TASK INSTRUCTIONS:
Copy out the entries in full and with complete accuracy; pictures are excluded.

Stored items from a collection:

------

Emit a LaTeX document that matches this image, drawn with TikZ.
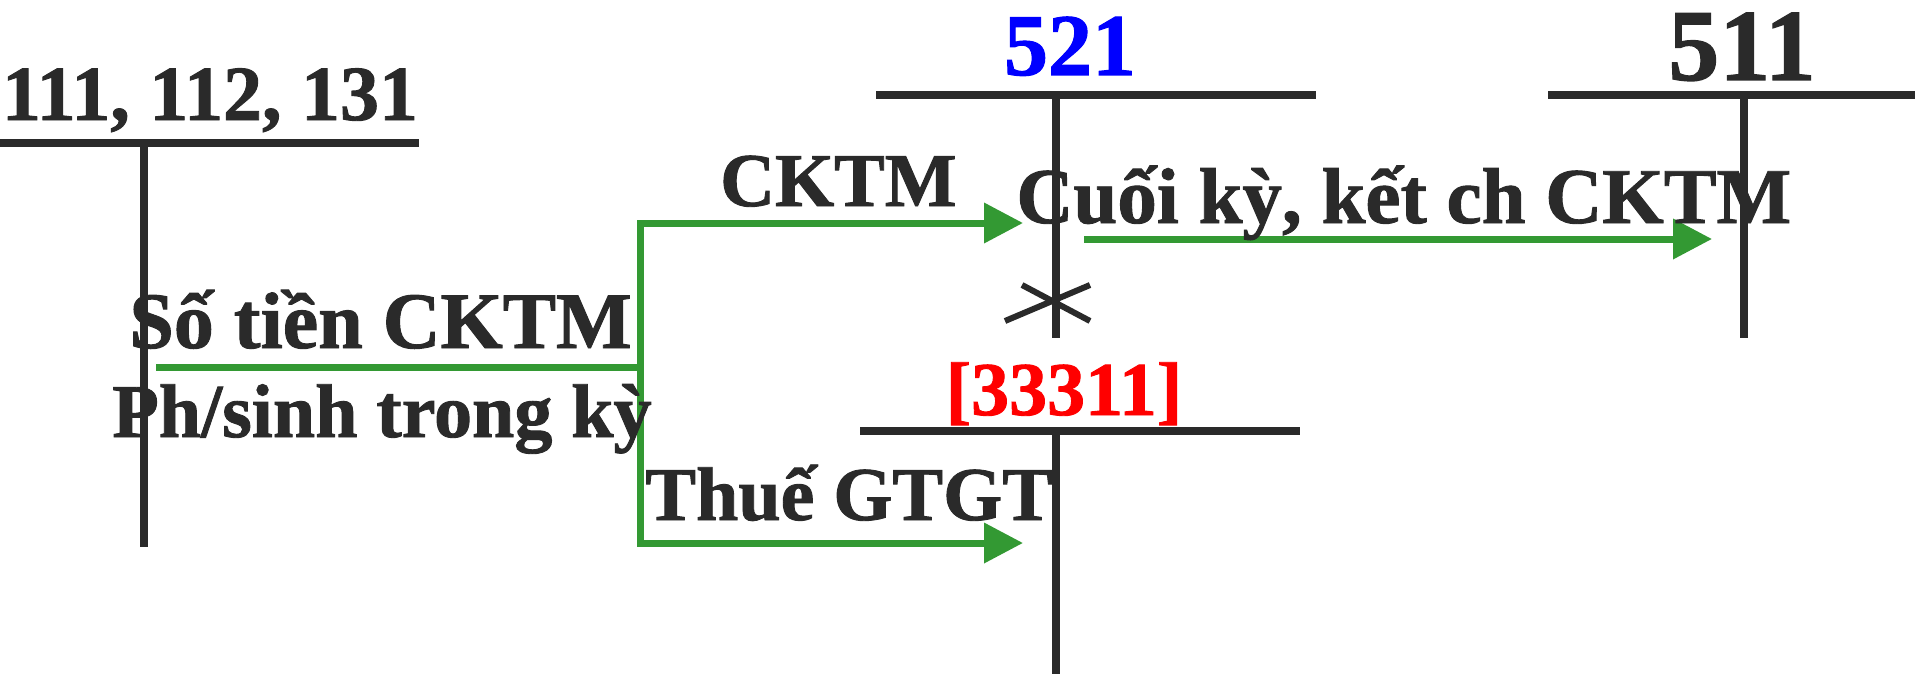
\documentclass[tikz,border=0pt]{standalone}
\usepackage{fontspec}
\setmainfont{Liberation Serif}[BoldFeatures={FakeBold=1.2}]
\usepackage{tikz}
\usetikzlibrary{positioning,arrows.meta,calc}
\definecolor{figdark}{RGB}{42,42,42}
\definecolor{figgreen}{RGB}{51,153,51}
\definecolor{figblue}{RGB}{0,0,255}
\definecolor{figred}{RGB}{255,0,0}
\tikzset{
  fig/.style={font=\bfseries\fontsize{38}{44}\selectfont},
  tbar/.style={line width=4pt,figdark},
  lbl/.style={inner sep=0pt,text=figdark},
  acct/.style={inner sep=0pt,anchor=base},
}

\begin{document}
\begin{tikzpicture}[fig,x=0.5pt,y=-0.5pt,
  flow/.style={-{Triangle[length=19.5pt,width=19.5pt]},line width=3.5pt,figgreen},
  cross/.style={line width=3pt,figdark}]

\useasboundingbox (0,0) rectangle (1915,674);

% T accounts
\coordinate (a111) at (144,143);
\coordinate (a521) at (1056,95);
\coordinate (a511) at (1744,95);
\coordinate (a333) at (1056,431);

\draw[tbar] ($(a111)+(-144,0)$) -- ($(a111)+(275,0)$);
\draw[tbar] (a111) -- ++(0,404);
\draw[tbar] ($(a521)+(-180,0)$) -- ($(a521)+(260,0)$);
\draw[tbar] (a521) -- ++(0,243);
\draw[tbar] ($(a511)+(-196,0)$) -- ($(a511)+(171,0)$);
\draw[tbar] (a511) -- ++(0,243);
\draw[tbar] ($(a333)+(-196,0)$) -- ($(a333)+(244,0)$);
\draw[tbar] (a333) -- ++(0,243);

\draw[cross] ($(a521)+(-51,226)$) -- ($(a521)+(34,190)$);
\draw[cross] ($(a521)+(-34,190)$) -- ($(a521)+(34,226)$);

\node[acct,text=figdark,font=\bfseries\fontsize{39}{45}\selectfont] (lbl111) at ($(a111)+(66,-23)$) {111, 112, 131};
\node[acct,text=figblue,font=\bfseries\fontsize{44}{50}\selectfont] (lbl521) at ($(a521)+(14,-20)$) {521};
\node[acct,text=figdark,font=\bfseries\fontsize{51}{58}\selectfont] (lbl511) at ($(a511)+(-2,-15)$) {511};
\node[acct,text=figred] (lbl333) at ($(a333)+(8,-16)$) {[33311]};

% flows
\coordinate (src) at (156,367);
\coordinate (fork) at (640,367);
\coordinate (in521) at ($(a521)+(-33,128)$);
\coordinate (in333) at ($(a333)+(-33,112)$);
\coordinate (out521) at ($(a521)+(28,144)$);
\coordinate (in511) at ($(a511)+(-32,144)$);

\draw[flow] (src) -- (fork) |- (in521);
\draw[flow] (fork) |- (in333);
\draw[flow] (out521) -- (in511);

\node[lbl,anchor=base east] (ckin) at ($(in521)+(-66,-17)$) {CKTM};
\node[lbl,anchor=base east,font=\bfseries\fontsize{40}{46}\selectfont] (sotien) at ($(fork)+(-8,-19)$) {Số tiền CKTM};
\node[lbl,anchor=base west] (phsinh) at ($(src)+(-44,70)$) {Ph/sinh trong kỳ};
\node[lbl,anchor=base west] (thue) at ($(in333)+(-378,-23)$) {Thuế GTGT};
\node[lbl,anchor=base west,font=\bfseries\fontsize{39.5}{46}\selectfont] (cuoiky) at ($(out521)+(-68,-16)$) {Cuối kỳ, kết ch CKTM};

\end{tikzpicture}
\end{document}
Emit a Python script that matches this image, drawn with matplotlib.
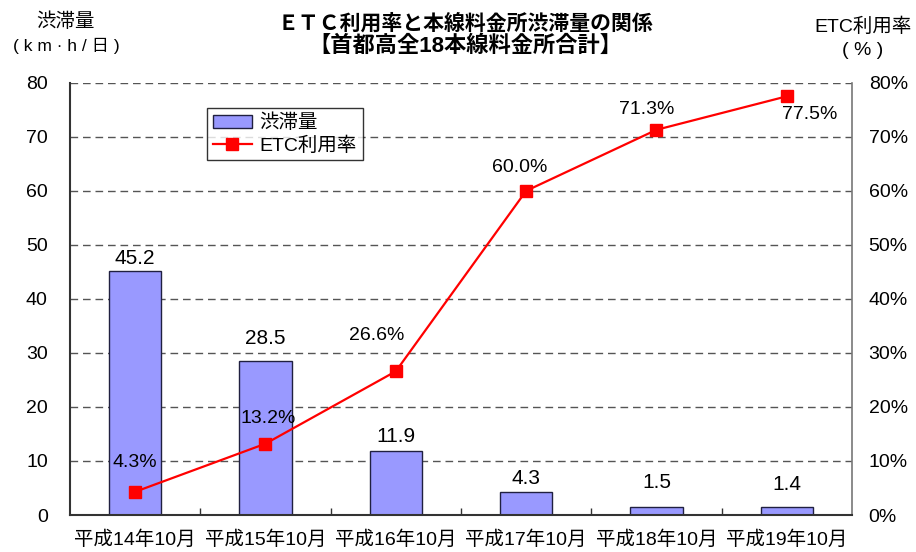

------

ANSWER TO THE EXERCISE:
Emit a LaTeX document that matches this image, drawn with TikZ.
\documentclass[tikz,border=0pt]{standalone}
\usepackage{fontspec}
\setmainfont{Liberation Serif}[BoldFeatures={FakeBold=1.2}]
\usepackage{tikz}
\usetikzlibrary{positioning,arrows.meta,calc}
\definecolor{figdark}{RGB}{42,42,42}
\definecolor{figgreen}{RGB}{51,153,51}
\definecolor{figblue}{RGB}{0,0,255}
\definecolor{figred}{RGB}{255,0,0}
\tikzset{
  fig/.style={font=\bfseries\fontsize{38}{44}\selectfont},
  tbar/.style={line width=4pt,figdark},
  lbl/.style={inner sep=0pt,text=figdark},
  acct/.style={inner sep=0pt,anchor=base},
}

\begin{document}
\begin{tikzpicture}[fig,x=0.5pt,y=-0.5pt,
  flow/.style={-{Triangle[length=19.5pt,width=19.5pt]},line width=3.5pt,figgreen},
  cross/.style={line width=3pt,figdark}]

\useasboundingbox (0,0) rectangle (1915,674);

% T accounts
\coordinate (a111) at (144,143);
\coordinate (a521) at (1056,95);
\coordinate (a511) at (1744,95);
\coordinate (a333) at (1056,431);

\draw[tbar] ($(a111)+(-144,0)$) -- ($(a111)+(275,0)$);
\draw[tbar] (a111) -- ++(0,404);
\draw[tbar] ($(a521)+(-180,0)$) -- ($(a521)+(260,0)$);
\draw[tbar] (a521) -- ++(0,243);
\draw[tbar] ($(a511)+(-196,0)$) -- ($(a511)+(171,0)$);
\draw[tbar] (a511) -- ++(0,243);
\draw[tbar] ($(a333)+(-196,0)$) -- ($(a333)+(244,0)$);
\draw[tbar] (a333) -- ++(0,243);

\draw[cross] ($(a521)+(-51,226)$) -- ($(a521)+(34,190)$);
\draw[cross] ($(a521)+(-34,190)$) -- ($(a521)+(34,226)$);

\node[acct,text=figdark,font=\bfseries\fontsize{39}{45}\selectfont] (lbl111) at ($(a111)+(66,-23)$) {111, 112, 131};
\node[acct,text=figblue,font=\bfseries\fontsize{44}{50}\selectfont] (lbl521) at ($(a521)+(14,-20)$) {521};
\node[acct,text=figdark,font=\bfseries\fontsize{51}{58}\selectfont] (lbl511) at ($(a511)+(-2,-15)$) {511};
\node[acct,text=figred] (lbl333) at ($(a333)+(8,-16)$) {[33311]};

% flows
\coordinate (src) at (156,367);
\coordinate (fork) at (640,367);
\coordinate (in521) at ($(a521)+(-33,128)$);
\coordinate (in333) at ($(a333)+(-33,112)$);
\coordinate (out521) at ($(a521)+(28,144)$);
\coordinate (in511) at ($(a511)+(-32,144)$);

\draw[flow] (src) -- (fork) |- (in521);
\draw[flow] (fork) |- (in333);
\draw[flow] (out521) -- (in511);

\node[lbl,anchor=base east] (ckin) at ($(in521)+(-66,-17)$) {CKTM};
\node[lbl,anchor=base east,font=\bfseries\fontsize{40}{46}\selectfont] (sotien) at ($(fork)+(-8,-19)$) {Số tiền CKTM};
\node[lbl,anchor=base west] (phsinh) at ($(src)+(-44,70)$) {Ph/sinh trong kỳ};
\node[lbl,anchor=base west] (thue) at ($(in333)+(-378,-23)$) {Thuế GTGT};
\node[lbl,anchor=base west,font=\bfseries\fontsize{39.5}{46}\selectfont] (cuoiky) at ($(out521)+(-68,-16)$) {Cuối kỳ, kết ch CKTM};

\end{tikzpicture}
\end{document}
Emit a Python script that matches this image, drawn with matplotlib.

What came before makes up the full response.